Ted Bundy negou e negou, desde a primeira vez em que foi detido até sua estada no corredor da morte. Mas, antes de ser executado na cadeira elétrica, acabou confessando ter matado, violado (inclusive após a morte) e, em alguns casos, praticamente despedaçado trinta mulheres entre 1974 e 1978. As autoridades dos estados do Oeste americano em que ele deixou seu rastro acreditam que o número de vítimas seja muito superior ao admitido. Bundy era um sujeito cheio de caprichos e pode ter escolhido negacear para ficar com uma espécie de palavra final — ou matou tanto que pode não ter contabilizado com precisão todas as jovens que atacou nos seus frenesis de selvageria. O certo é que, quando ele conheceu a tímida mãe solteira Elizabeth Kloepfer, já havia cometido vários de seus crimes. Os outros viria a cometer nas horas em que não estava junto da namorada, mimando-a, fazendo juras de amor e propondo casamento.

O ponto de vista de Elizabeth, interpretada por Lily Collins, é o que faz toda a diferença em Ted Bundy — A Irresistível Face do Mal (Extremely Wicked, Shockingly Evil and Vile, Estados Unidos, 2019), já em cartaz no país: repetidas vezes, ela se indaga como foi possível conviver tão de perto e por tanto tempo com um homem, dividindo com ele os cuidados da casa e da filha pequena, sem fazer ideia de que a pessoa sedutora, amorosa e sincera era uma invenção, e a realidade era o assassino contumaz que se ocultava atrás dessa fachada. No filme do diretor Joe Berlinger, Eliza­beth demora a se convencer de que Bundy realmente é aquilo que afirmam os policiais e promotores, porque as alternativas são terríveis: quantas vezes ela não teria posto sua vida e a de sua filha em risco? Teria ela colaborado inconscientemente para deixar-se enganar? O mais repulsivo de tudo: o que nela fizera Bundy apegar-se tanto, e poupá-la?

Ao se concentrar mais na aturdida Elizabeth que nos encontros do protagonista com suas vítimas (os detalhes horripilantes vêm à tona, quase todos, diante do juiz vivido por John Malkovich, em atuação excelente), o diretor põe em relevo o tipo peculiar de impotência a que Bundy reduzia suas vítimas.
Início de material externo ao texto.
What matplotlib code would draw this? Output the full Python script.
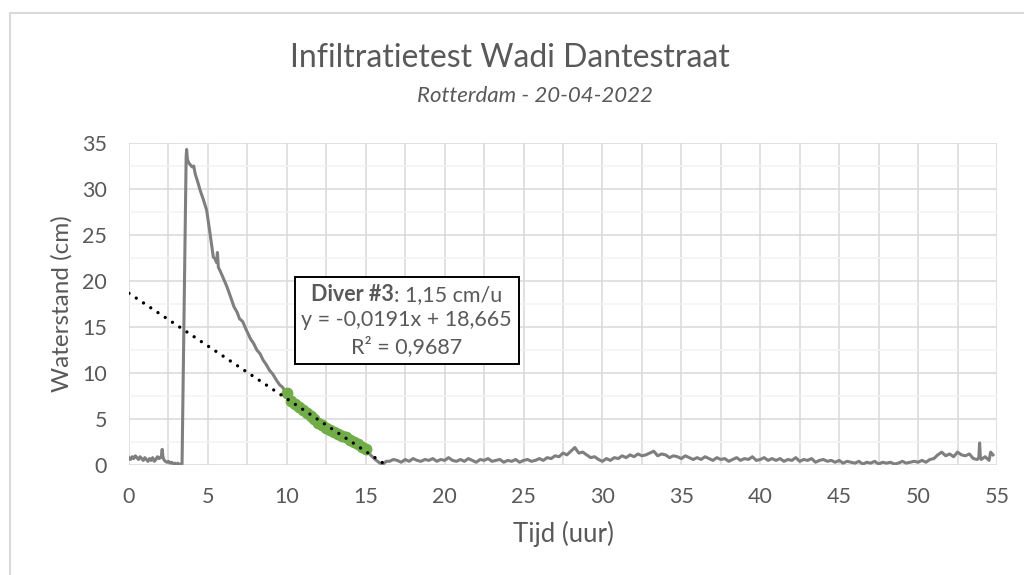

Joe Berlinger é um documentarista premiado, com experiência na reconstituição de investigações criminais, e assina também a série documental Conversando com um Serial Killer: Ted Bundy, que está disponível na Netflix e tem como base as centenas de horas de conversa que o repórter Stephen Michaud gravou na cadeia com o serial killer — das quais este emerge não apenas como um narcisista, mas também como um mito­ma­nía­co que modificou, para si mesmo, os detalhes de sua biografia (por exemplo, a incompetência social) que não se encaixavam em sua narrativa idealizada. Em certo sentido, Bundy adotou e persuadiu-se de uma versão de si mesmo: o rapaz bem-apessoado, desenvolto, que transitava em qualquer círculo e que ia fazer e acontecer. Chegou a trabalhar em campanhas do Partido Republicano e participou de um comitê anticrime do Estado de Utah sem jamais ter soado uma nota falsa.

Se era assim inabalável o compromisso de Bundy com o exterior que criara para si, e tão completa sua habilidade de manter estanque o seu interior, seriam virtualmente nulas as chances de suas vítimas de identificar o perigo que tinham à sua frente. Esse aspecto perverso é central em Face do Mal. Zac Efron, ex-ídolo juvenil do High School Musical da Disney, encarna o estudante bonitão com o sorriso cativante, os bons modos e o jeito articulado de se expressar que tanto facilitaram a Bundy atrair jovens, quase sempre universitárias, para suas armadilhas (e que, durante seu julgamento, lhe renderam um contingente de admiradoras). É, em suma, um personagem perfeito para os dias de hoje: um mestre em cegar com aparências, em vender versões no lugar dos fatos e em negá-los peremptoriamente, mesmo diante de evidências inequívocas.